_STATED GOAL_: Leave the pictures out and retype the lines from the beginning through the line with "TOP='#7777BF', SIDE='#4D4D80', INK='#000';", both ends included.

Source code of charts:

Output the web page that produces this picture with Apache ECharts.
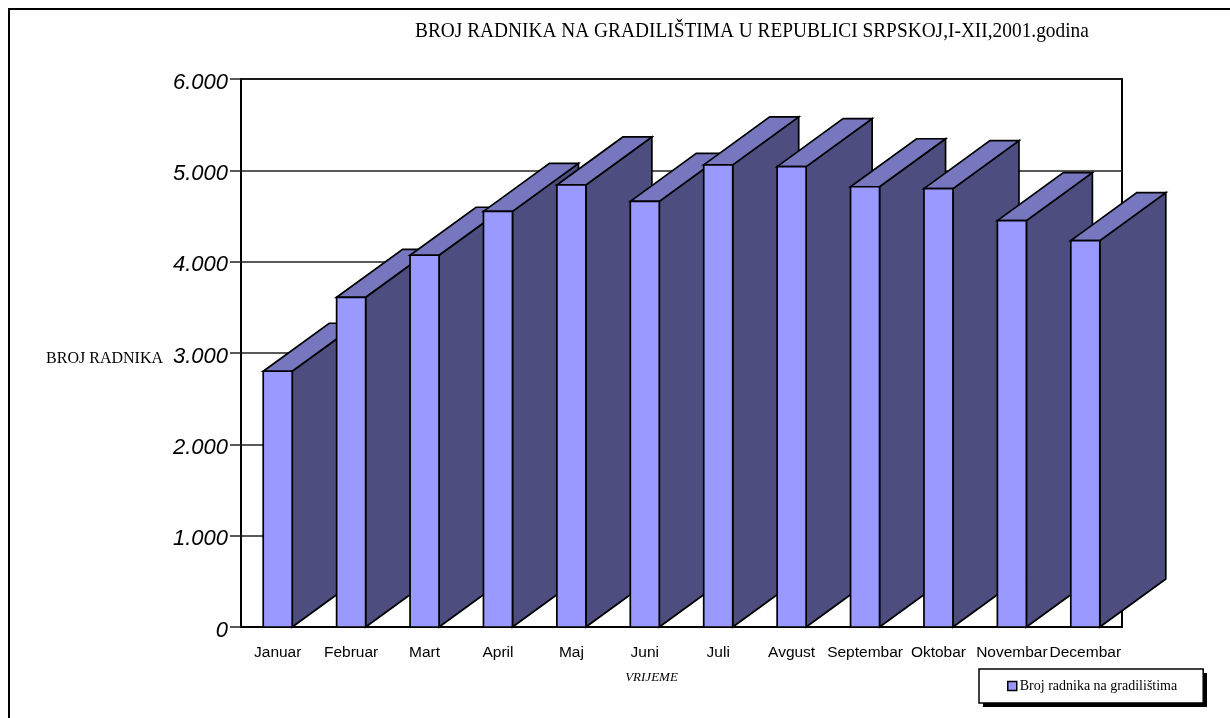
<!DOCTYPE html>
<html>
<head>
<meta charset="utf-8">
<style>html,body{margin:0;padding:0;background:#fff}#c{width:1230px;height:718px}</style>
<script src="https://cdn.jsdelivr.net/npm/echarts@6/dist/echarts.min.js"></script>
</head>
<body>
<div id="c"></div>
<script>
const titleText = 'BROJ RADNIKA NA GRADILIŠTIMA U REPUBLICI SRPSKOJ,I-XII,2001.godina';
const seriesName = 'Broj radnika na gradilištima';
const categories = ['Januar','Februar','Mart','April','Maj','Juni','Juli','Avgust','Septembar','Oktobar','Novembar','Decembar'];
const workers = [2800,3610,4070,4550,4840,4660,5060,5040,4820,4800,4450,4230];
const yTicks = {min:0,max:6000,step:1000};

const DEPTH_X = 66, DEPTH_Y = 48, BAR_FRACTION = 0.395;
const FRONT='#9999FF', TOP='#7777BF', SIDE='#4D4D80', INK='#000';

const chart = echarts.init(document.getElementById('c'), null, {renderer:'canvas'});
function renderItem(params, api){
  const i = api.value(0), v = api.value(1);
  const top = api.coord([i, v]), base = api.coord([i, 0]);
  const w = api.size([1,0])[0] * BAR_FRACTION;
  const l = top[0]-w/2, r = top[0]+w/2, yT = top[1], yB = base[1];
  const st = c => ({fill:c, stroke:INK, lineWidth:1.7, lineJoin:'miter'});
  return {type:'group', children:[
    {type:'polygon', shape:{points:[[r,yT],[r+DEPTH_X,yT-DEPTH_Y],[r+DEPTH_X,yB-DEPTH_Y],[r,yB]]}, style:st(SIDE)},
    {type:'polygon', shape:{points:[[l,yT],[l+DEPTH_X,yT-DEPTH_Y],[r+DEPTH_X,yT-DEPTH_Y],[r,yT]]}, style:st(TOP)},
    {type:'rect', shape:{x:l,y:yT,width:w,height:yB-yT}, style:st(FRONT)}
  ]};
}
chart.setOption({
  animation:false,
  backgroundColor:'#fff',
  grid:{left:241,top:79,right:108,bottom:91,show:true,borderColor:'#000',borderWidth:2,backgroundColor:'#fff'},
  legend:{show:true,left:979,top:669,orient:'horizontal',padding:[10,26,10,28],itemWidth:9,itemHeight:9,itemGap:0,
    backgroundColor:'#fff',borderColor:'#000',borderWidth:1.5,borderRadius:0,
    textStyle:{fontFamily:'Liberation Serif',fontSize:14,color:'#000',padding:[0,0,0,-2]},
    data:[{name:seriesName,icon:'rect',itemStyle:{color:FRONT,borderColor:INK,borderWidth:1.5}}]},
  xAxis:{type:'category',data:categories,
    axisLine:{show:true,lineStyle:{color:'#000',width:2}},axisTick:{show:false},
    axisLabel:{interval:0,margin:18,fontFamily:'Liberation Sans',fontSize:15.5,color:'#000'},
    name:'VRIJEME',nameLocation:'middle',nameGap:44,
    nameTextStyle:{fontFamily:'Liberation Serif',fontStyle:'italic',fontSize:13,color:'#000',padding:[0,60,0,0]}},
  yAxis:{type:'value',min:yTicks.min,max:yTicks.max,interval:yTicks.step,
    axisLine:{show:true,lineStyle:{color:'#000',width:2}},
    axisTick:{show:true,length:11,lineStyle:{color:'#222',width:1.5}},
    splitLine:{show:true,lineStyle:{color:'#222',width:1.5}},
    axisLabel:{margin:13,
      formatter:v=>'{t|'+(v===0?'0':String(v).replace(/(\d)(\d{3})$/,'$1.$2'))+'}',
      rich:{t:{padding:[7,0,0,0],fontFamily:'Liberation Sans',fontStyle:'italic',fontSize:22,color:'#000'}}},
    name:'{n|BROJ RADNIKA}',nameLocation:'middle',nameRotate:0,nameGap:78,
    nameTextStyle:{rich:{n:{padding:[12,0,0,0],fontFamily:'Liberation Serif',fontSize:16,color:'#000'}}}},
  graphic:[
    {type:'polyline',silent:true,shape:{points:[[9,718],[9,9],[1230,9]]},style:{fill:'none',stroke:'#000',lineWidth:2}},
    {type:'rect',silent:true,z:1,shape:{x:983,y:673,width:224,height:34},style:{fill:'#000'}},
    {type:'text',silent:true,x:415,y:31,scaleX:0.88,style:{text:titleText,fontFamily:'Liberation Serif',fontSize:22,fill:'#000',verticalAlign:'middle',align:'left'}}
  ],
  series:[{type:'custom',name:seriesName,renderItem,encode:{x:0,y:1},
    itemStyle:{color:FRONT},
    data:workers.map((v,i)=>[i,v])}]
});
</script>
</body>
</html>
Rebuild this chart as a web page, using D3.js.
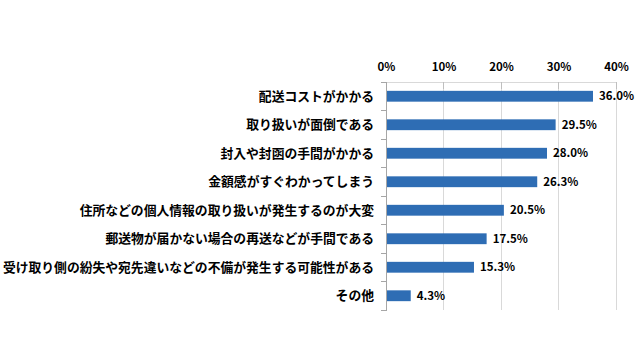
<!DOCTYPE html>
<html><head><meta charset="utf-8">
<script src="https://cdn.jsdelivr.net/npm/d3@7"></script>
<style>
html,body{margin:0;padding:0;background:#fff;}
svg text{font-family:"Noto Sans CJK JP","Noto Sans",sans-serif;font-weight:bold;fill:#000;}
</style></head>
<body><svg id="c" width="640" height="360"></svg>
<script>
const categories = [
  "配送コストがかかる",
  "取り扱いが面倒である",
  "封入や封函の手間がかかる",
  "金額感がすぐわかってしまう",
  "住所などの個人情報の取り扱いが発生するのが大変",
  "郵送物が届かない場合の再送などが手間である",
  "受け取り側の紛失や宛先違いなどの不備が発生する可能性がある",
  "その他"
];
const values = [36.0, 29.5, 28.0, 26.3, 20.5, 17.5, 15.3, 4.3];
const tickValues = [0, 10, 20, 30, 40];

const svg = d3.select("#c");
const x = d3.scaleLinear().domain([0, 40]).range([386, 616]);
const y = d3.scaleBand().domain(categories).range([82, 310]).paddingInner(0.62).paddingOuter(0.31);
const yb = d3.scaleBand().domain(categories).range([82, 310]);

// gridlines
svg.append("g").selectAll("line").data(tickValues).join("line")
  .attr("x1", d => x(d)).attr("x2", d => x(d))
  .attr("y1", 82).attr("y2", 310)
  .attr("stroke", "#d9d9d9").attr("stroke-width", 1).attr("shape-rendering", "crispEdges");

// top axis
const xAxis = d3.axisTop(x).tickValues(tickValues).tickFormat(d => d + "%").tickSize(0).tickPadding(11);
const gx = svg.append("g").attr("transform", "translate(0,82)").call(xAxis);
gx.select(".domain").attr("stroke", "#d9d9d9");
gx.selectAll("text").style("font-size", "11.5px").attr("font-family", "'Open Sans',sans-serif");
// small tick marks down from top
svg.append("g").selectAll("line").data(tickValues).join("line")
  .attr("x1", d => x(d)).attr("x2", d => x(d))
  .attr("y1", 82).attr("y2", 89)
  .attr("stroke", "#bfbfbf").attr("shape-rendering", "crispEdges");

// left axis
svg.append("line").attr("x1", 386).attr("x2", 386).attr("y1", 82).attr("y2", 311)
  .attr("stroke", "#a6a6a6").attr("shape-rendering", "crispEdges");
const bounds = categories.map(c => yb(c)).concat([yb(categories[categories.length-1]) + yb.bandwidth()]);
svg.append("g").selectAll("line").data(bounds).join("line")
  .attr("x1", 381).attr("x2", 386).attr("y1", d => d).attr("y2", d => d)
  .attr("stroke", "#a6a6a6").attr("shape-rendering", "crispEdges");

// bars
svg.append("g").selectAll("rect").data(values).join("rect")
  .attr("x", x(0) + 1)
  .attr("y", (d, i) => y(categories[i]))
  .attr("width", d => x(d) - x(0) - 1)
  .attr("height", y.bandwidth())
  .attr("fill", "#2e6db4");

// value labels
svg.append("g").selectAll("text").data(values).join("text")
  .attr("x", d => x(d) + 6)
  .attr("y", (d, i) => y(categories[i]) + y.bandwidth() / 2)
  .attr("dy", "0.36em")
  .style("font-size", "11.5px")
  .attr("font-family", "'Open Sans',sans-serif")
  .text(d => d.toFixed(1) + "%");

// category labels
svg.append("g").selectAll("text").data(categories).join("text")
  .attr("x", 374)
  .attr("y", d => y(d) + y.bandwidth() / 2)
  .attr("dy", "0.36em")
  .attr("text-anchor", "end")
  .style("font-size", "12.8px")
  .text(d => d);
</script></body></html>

_PROBLEM SOLUTION_:
Output the web page that produces this picture with Apache ECharts.
<!DOCTYPE html>
<html>
<head>
<meta charset="utf-8">
<style>html,body{margin:0;padding:0;background:#fff}#c{width:1230px;height:718px}</style>
<script src="https://cdn.jsdelivr.net/npm/echarts@6/dist/echarts.min.js"></script>
</head>
<body>
<div id="c"></div>
<script>
const titleText = 'BROJ RADNIKA NA GRADILIŠTIMA U REPUBLICI SRPSKOJ,I-XII,2001.godina';
const seriesName = 'Broj radnika na gradilištima';
const categories = ['Januar','Februar','Mart','April','Maj','Juni','Juli','Avgust','Septembar','Oktobar','Novembar','Decembar'];
const workers = [2800,3610,4070,4550,4840,4660,5060,5040,4820,4800,4450,4230];
const yTicks = {min:0,max:6000,step:1000};

const DEPTH_X = 66, DEPTH_Y = 48, BAR_FRACTION = 0.395;
const FRONT='#9999FF', TOP='#7777BF', SIDE='#4D4D80', INK='#000';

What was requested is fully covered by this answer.